Interpretive Summary: Conservation of agricultural cropland is helped by farmers keeping some or all of the residues from old crops on top of the soil. Farmers, researchers, and regulatory agencies need to be able to accurately measure the amount of residue cover which is on the soil to be able to estimate the degree of soil protection available that year. Current residue cover measurement methods are limited in accuracy by the requirement of visually evaluating very small points on the surface for the presence of residue, and repeating this process thousands of times. Instruments are now in various stages of development to objectively measure residue cover. Information was needed on the effect of the size of pointers used for measurement on accuracy. This study established that the pointers must be no larger than "needles" of approximately 0.2 to 0.3 mm diameter for reliable measurements with current methods. Instrumentation methods may need to use an alternative proportional method of measurement which involves averaging estimates of hundreds or thousands of individual observations, if larger pointers are required.

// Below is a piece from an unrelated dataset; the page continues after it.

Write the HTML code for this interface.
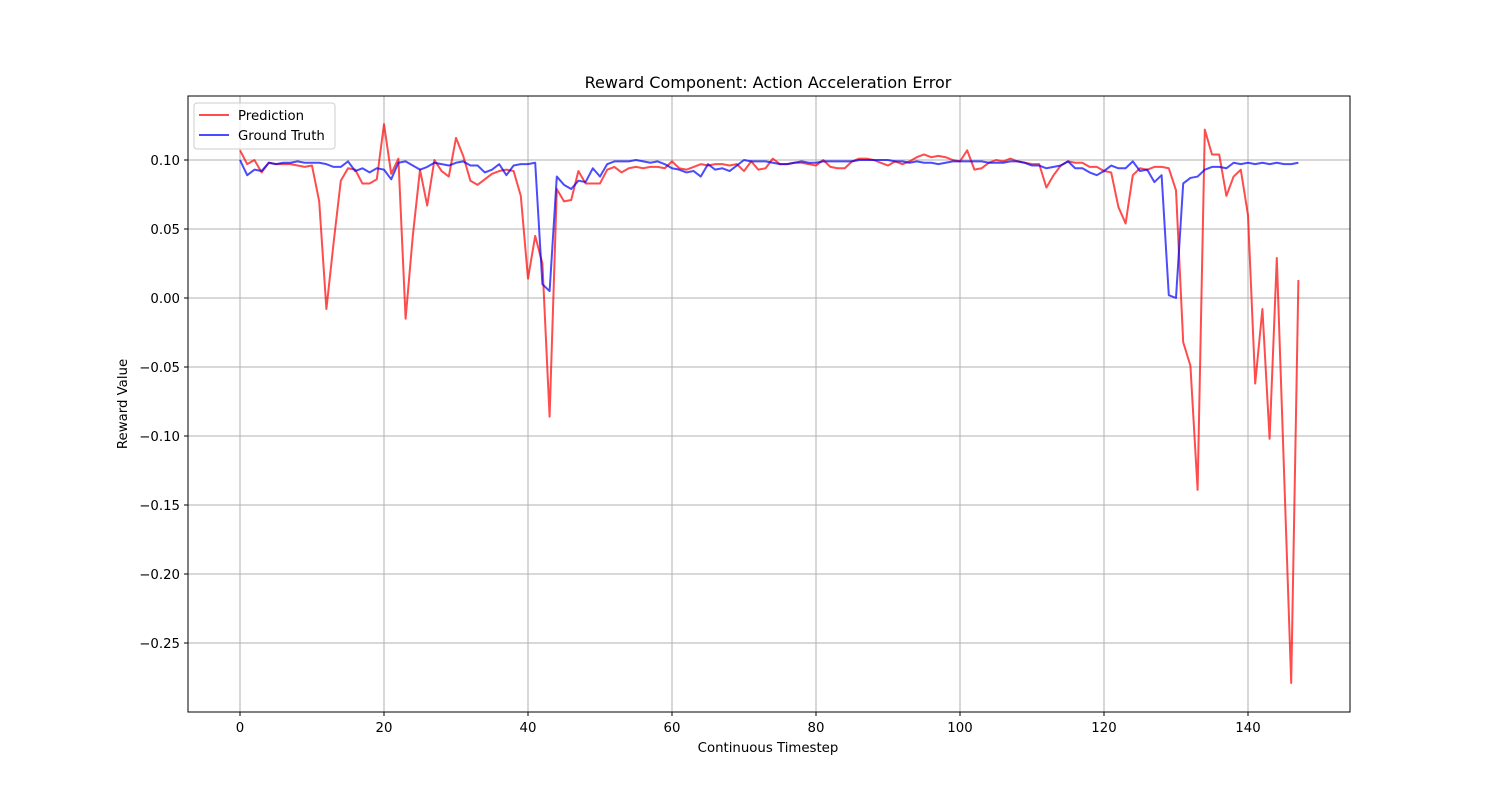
<!DOCTYPE html>
<html><head><meta charset="utf-8"><style>
body{margin:0;background:#fff}
svg{display:block;font-family:"DejaVu Sans","Liberation Sans",sans-serif}
</style></head><body>
<svg id="chart" width="1500" height="800">
<rect width="1500" height="800" fill="#fff"/>
<text x="768" y="88" font-size="16" text-anchor="middle">Reward Component: Action Acceleration Error</text>
<g id="grid"></g>
<g id="ticks"></g>
<g id="series"></g>
<rect x="188" y="96" width="1162" height="616" fill="none" stroke="#000" stroke-width="1"/>
<text x="768" y="752" font-size="13.3" text-anchor="middle">Continuous Timestep</text>
<text transform="translate(127,404) rotate(-90)" font-size="13.3" text-anchor="middle">Reward Value</text>
<g>
<rect x="194" y="103" width="141" height="46" rx="3" fill="#fff" fill-opacity="0.8" stroke="#ccc"/>
<line x1="199" y1="115" x2="229" y2="115" stroke="#ff0000" stroke-opacity="0.7" stroke-width="2"/>
<text x="238" y="120" font-size="13.3">Prediction</text>
<line x1="199" y1="135" x2="229" y2="135" stroke="#0000ff" stroke-opacity="0.7" stroke-width="2"/>
<text x="238" y="140" font-size="13.3">Ground Truth</text>
</g>
</svg>
<script>
const xTicks=[0,20,40,60,80,100,120,140];
const yTicks=[0.10,0.05,0.00,-0.05,-0.10,-0.15,-0.20,-0.25];
const yTickLabels=["0.10","0.05","0.00","\u22120.05","\u22120.10","\u22120.15","\u22120.20","\u22120.25"];
const prediction=[0.107,0.097,0.100,0.091,0.098,0.097,0.097,0.097,0.096,0.095,0.096,0.070,-0.008,0.040,0.085,0.094,0.093,0.083,0.083,0.086,
0.126,0.090,0.101,-0.015,0.045,0.093,0.067,0.100,0.092,0.088,0.116,0.103,0.085,0.082,0.086,0.090,0.092,0.093,0.092,0.074,
0.014,0.045,0.025,-0.086,0.079,0.070,0.071,0.092,0.083,0.083,0.083,0.093,0.095,0.091,0.094,0.095,0.094,0.095,0.095,0.094,
0.099,0.094,0.093,0.095,0.097,0.096,0.097,0.097,0.096,0.097,0.092,0.099,0.093,0.094,0.101,0.097,0.097,0.098,0.098,0.097,
0.096,0.100,0.095,0.094,0.094,0.099,0.101,0.101,0.100,0.098,0.096,0.099,0.097,0.099,0.102,0.104,0.102,0.103,0.102,0.100,
0.099,0.107,0.093,0.094,0.098,0.100,0.099,0.101,0.099,0.098,0.097,0.097,0.080,0.089,0.096,0.099,0.098,0.098,0.095,0.095,
0.092,0.091,0.066,0.054,0.089,0.094,0.093,0.095,0.095,0.094,0.078,-0.032,-0.049,-0.139,0.122,0.104,0.104,0.074,0.088,0.093,
0.060,-0.062,-0.008,-0.102,0.029,-0.125,-0.279,0.013];
const groundTruth=[0.100,0.089,0.093,0.092,0.098,0.097,0.098,0.098,0.099,0.098,0.098,0.098,0.097,0.095,0.095,0.099,0.092,0.094,0.091,0.094,
0.093,0.086,0.098,0.099,0.096,0.093,0.095,0.098,0.097,0.096,0.098,0.099,0.096,0.096,0.091,0.093,0.097,0.089,0.096,0.097,
0.097,0.098,0.010,0.005,0.088,0.082,0.079,0.085,0.084,0.094,0.088,0.097,0.099,0.099,0.099,0.100,0.099,0.098,0.099,0.097,
0.094,0.093,0.091,0.092,0.088,0.097,0.093,0.094,0.092,0.096,0.100,0.099,0.099,0.099,0.098,0.097,0.097,0.098,0.099,0.098,
0.098,0.099,0.099,0.099,0.099,0.099,0.100,0.100,0.100,0.100,0.100,0.099,0.099,0.098,0.099,0.098,0.098,0.097,0.098,0.099,
0.099,0.099,0.099,0.099,0.098,0.098,0.098,0.099,0.099,0.098,0.096,0.096,0.094,0.095,0.096,0.099,0.094,0.094,0.091,0.089,
0.092,0.096,0.094,0.094,0.099,0.092,0.093,0.084,0.089,0.002,0.000,0.083,0.087,0.088,0.093,0.095,0.095,0.094,0.098,0.097,
0.098,0.097,0.098,0.097,0.098,0.097,0.097,0.098];
const NS="http://www.w3.org/2000/svg";
const X=v=>240+v*7.2;
const Y=v=>298-v*1380;
const grid=document.getElementById('grid'),ticks=document.getElementById('ticks'),series=document.getElementById('series');
function mk(tag,attrs,parent){const e=document.createElementNS(NS,tag);for(const k in attrs)e.setAttribute(k,attrs[k]);parent.appendChild(e);return e;}
xTicks.forEach(t=>{
  const gl=mk('line',{x1:X(t),x2:X(t),y1:96,y2:712,stroke:'#b0b0b0','stroke-width':1},grid);
  
  
  mk('line',{x1:X(t),x2:X(t),y1:712,y2:716,stroke:'#000'},ticks);
  const tx=mk('text',{x:X(t),y:732,'font-size':13.3,'text-anchor':'middle'},ticks);
  tx.textContent=String(t);
  
  
});
yTicks.forEach((t,i)=>{
  const gl=mk('line',{x1:188,x2:1350,y1:Y(t),y2:Y(t),stroke:'#b0b0b0','stroke-width':1},grid);
  
  
  mk('line',{x1:184,x2:188,y1:Y(t),y2:Y(t),stroke:'#000'},ticks);
  const tx=mk('text',{x:180,y:Y(t)+5,'font-size':13.3,'text-anchor':'end'},ticks);
  tx.textContent=yTickLabels[i];
  
  
});
function line(data,color,name){
  const p=mk('polyline',{points:data.map((v,i)=>X(i)+','+Y(v)).join(' '),fill:'none',stroke:color,'stroke-opacity':0.7,'stroke-width':2,'stroke-linejoin':'round'},series);
  
  
}
line(prediction,'#ff0000','prediction-line');
line(groundTruth,'#0000ff','ground-truth-line');
</script>
</body></html>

Technical Abstract: Measurement of crop residue cover on the soil surface was simulated by use of still video imaging and video image analysis. This was done to investigate the influence of the size of pointer used in the measurements on accuracy. There are two alternative measurement procedures, the binomial "hit-miss" and the quantified proportional or "mixed" evaluations. An objective was to identify the "Critical Value" of individual observation pointer size above which the accuracy of hit-miss evaluations would be unacceptable and mixed evaluations will need to be used. With the binomial method, measurement error was minimized by use of the smallest observation pointers of 0.2 mm. Although the binomial method was affected at different levels of significance by the tested residue physical dimensions, larger size pointers increased error; for example, error was up to 35 percentage points for small 2.2 mm size pointers. The proportional method was relatively insensitive to size of observation pointers and to dimensions of pieces of residues. The Critical Value limit for similar results from the binomial and proportional methods appeared to be in the range of 0.2 to 0.3 mm. Therefore, if perfected, the proportional method should be preferred for residue cover measurements. These results apply to vision-based measuring methods, such as transect lines, and to evolving sensor-based methods which are expected to be used to examine residue cover with discrete sized pointers or equivalent sized field of view.